## Work to do
For each line of the data below that holds "React", copy the line.

___ Source material

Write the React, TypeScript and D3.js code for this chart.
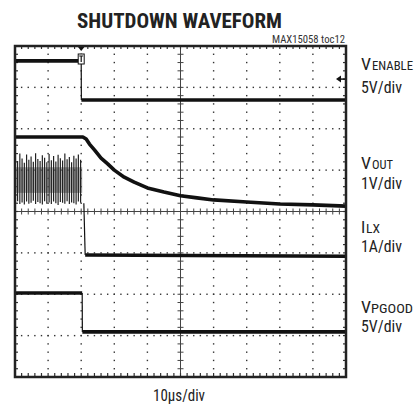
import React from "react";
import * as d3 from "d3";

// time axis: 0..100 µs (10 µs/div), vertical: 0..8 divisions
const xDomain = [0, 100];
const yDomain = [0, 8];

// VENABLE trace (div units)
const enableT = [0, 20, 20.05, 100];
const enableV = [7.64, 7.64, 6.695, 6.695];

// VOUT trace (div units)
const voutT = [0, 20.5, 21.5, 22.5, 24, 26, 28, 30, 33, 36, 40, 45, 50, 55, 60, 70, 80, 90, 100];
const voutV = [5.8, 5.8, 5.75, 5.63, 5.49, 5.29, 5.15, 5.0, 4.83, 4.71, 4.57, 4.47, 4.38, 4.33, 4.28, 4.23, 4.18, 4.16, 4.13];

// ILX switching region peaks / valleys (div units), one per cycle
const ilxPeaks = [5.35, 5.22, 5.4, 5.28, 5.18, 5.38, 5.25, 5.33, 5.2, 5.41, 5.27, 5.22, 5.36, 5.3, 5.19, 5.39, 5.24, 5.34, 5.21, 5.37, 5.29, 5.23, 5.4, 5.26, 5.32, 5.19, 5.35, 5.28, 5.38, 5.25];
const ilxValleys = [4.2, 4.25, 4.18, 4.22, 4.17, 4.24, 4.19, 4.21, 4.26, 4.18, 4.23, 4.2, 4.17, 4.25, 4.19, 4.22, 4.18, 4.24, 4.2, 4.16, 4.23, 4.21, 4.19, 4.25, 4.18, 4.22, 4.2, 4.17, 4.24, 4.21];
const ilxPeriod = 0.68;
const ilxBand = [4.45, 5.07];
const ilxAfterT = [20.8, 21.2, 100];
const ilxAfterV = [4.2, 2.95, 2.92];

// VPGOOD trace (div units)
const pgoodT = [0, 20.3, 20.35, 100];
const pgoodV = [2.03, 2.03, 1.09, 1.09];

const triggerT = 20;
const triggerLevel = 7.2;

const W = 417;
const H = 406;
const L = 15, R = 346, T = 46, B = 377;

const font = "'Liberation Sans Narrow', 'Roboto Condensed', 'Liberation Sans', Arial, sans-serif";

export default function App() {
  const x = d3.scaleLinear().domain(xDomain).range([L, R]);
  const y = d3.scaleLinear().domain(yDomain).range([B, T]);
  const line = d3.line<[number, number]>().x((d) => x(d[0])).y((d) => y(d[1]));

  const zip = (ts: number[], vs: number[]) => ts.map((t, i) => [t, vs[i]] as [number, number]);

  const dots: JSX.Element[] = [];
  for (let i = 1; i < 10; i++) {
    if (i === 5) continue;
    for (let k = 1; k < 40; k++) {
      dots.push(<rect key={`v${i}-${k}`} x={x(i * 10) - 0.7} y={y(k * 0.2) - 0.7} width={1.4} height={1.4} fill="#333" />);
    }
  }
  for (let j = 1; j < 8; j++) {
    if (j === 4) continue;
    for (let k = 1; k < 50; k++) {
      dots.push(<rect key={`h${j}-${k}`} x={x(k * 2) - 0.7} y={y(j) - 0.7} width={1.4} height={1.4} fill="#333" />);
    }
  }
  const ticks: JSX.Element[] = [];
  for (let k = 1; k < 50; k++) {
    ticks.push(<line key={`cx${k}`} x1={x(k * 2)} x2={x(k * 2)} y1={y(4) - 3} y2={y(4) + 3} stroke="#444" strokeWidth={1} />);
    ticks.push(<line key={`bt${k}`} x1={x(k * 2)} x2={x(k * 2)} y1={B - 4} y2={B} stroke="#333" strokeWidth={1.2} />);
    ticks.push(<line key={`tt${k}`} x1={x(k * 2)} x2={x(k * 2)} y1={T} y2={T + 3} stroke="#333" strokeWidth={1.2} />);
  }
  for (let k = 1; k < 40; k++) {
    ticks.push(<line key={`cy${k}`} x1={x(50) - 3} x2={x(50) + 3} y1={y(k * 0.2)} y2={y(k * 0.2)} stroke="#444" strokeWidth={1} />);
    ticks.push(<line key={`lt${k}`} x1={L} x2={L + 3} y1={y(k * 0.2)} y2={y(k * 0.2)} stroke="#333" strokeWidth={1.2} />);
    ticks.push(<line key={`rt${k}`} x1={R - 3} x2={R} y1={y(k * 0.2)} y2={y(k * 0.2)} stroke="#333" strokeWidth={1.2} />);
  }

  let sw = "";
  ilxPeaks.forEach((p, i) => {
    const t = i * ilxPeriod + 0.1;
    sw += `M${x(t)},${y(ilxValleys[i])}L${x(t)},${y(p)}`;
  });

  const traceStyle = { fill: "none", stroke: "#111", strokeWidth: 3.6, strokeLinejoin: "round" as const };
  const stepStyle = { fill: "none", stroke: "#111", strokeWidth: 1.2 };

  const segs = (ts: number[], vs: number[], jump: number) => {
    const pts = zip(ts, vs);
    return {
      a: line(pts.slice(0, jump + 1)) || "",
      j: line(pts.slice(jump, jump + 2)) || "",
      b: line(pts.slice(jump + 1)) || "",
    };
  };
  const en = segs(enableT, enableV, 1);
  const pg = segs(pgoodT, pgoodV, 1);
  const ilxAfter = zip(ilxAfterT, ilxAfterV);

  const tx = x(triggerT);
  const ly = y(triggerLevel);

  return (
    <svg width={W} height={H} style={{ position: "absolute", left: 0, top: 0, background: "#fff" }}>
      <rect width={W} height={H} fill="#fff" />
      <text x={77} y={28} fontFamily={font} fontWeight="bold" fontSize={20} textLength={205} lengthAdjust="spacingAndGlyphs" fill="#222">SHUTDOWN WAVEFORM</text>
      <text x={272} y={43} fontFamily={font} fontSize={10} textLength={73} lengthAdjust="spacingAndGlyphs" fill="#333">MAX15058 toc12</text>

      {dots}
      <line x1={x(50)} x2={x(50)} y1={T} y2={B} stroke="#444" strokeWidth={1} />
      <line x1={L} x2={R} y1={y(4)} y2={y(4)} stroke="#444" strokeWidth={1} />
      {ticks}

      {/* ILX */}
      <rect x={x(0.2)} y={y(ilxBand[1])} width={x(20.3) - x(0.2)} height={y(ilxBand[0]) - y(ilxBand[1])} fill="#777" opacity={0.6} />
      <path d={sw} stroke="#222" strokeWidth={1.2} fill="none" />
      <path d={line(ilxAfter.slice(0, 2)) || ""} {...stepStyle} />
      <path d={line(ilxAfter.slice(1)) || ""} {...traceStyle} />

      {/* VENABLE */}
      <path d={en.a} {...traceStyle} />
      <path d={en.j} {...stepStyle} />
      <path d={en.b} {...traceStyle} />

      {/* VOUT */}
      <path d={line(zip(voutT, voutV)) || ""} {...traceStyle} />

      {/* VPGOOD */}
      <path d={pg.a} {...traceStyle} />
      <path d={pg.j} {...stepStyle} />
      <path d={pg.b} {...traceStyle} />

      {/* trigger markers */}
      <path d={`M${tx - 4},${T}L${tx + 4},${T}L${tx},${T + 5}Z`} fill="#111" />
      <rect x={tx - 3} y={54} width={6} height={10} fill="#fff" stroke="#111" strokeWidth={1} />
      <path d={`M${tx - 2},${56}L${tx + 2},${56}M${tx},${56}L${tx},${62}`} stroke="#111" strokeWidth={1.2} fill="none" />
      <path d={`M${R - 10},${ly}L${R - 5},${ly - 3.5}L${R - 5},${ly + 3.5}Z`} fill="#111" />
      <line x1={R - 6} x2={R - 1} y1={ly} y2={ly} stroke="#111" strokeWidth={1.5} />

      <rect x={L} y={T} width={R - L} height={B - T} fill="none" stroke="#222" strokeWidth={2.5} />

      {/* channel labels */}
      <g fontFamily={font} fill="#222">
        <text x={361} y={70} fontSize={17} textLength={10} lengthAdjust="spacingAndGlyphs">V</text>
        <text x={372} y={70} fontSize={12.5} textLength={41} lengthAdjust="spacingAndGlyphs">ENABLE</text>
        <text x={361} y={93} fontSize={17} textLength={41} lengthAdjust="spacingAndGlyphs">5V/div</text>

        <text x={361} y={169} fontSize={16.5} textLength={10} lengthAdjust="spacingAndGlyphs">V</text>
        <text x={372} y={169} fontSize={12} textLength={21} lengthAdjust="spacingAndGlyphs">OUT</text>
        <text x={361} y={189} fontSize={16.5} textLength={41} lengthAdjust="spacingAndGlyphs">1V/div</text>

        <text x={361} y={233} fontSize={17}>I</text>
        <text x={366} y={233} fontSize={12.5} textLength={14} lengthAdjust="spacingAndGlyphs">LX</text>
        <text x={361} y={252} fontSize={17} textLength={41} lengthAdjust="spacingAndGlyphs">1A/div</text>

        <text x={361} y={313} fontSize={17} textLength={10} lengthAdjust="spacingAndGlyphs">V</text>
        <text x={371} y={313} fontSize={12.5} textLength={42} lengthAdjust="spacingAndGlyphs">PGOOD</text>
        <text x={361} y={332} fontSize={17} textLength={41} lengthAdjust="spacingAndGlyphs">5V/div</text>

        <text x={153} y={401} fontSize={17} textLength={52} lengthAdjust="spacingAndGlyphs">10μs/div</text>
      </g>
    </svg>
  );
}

______

## Task output
Write the React, TypeScript and D3.js code for this chart.
import React from "react";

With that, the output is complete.